Enfin, lorsque l’activité n’est pas une source principale de revenus, nous souhaitons pouvoir garantir aux contributeurs une sécurité juridique face au droit fiscal et au droit de la concurrence3. Les exemples de confrontations avec les professionnels ne manquent pas ; “Vizeat” par exemple, qui propose de dîner chez l’habitant, se voit déjà accusé de concurrence déloyale par les restaurateurs.

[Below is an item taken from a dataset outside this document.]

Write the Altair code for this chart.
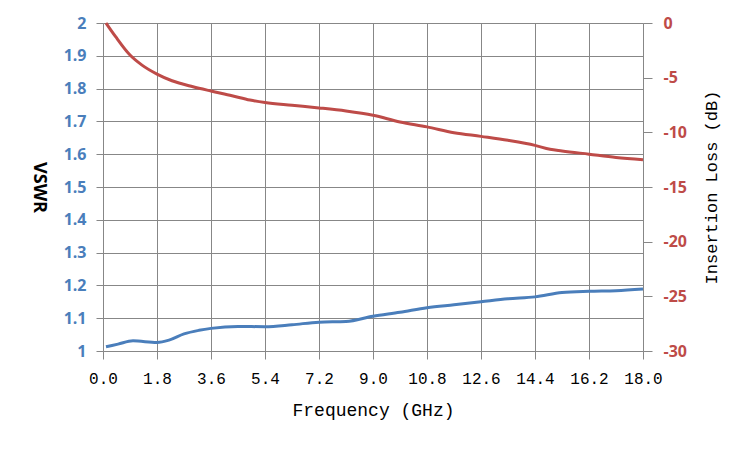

Motivés par la cause de startups françaises, désireuses de bénéficier de cet encadrement juridique, nous sommes ravis de pouvoir apporter notre pierre à cet édifice participatif mis en place par le ministère en proposant un texte définissant le statut d’acteur collaboratif que nous vous invitons à soutenir, ce en vous encourageant, vous aussi, à participer à cet exercice unique de démocratie participative.

Nous vous encourageons vous aussi à participer à cet exercice unique de démocratie participative.

Avec Maxime Gierczak -­ juriste d’entreprise collaborative -­ @GierczakMaxime


1 Il est possible de se référer aux actes réputés commerciaux, énoncés à l’article L110­1 du Code de commerce afin de définir ceux susceptibles d’entrer dans le champ des relations contractuelles de l’acteur collaboratif.

2 L’obligation d’information ferait alors peser sur le professionnel (la plateforme) la charge de la preuve. À partir du moment où la preuve de l’existence de l’obligation est rapportée, c’est à celui qui se prétend libéré de justifier le fait qui a produit l’extinction de son obligation comme le prévoir l’article 1315 al. 2 du code civil.

3 La décision de la Cour de cassation du 12 mars 2013 qui énonce que le covoiturage ne constitue pas une pratique déloyale dès lors que le transport se fait à titre bénévole et que l’indemnisation n’est pas supérieure aux frais induits par l’utilisation du véhicule et du transport serait une bonne base pour le texte de loi.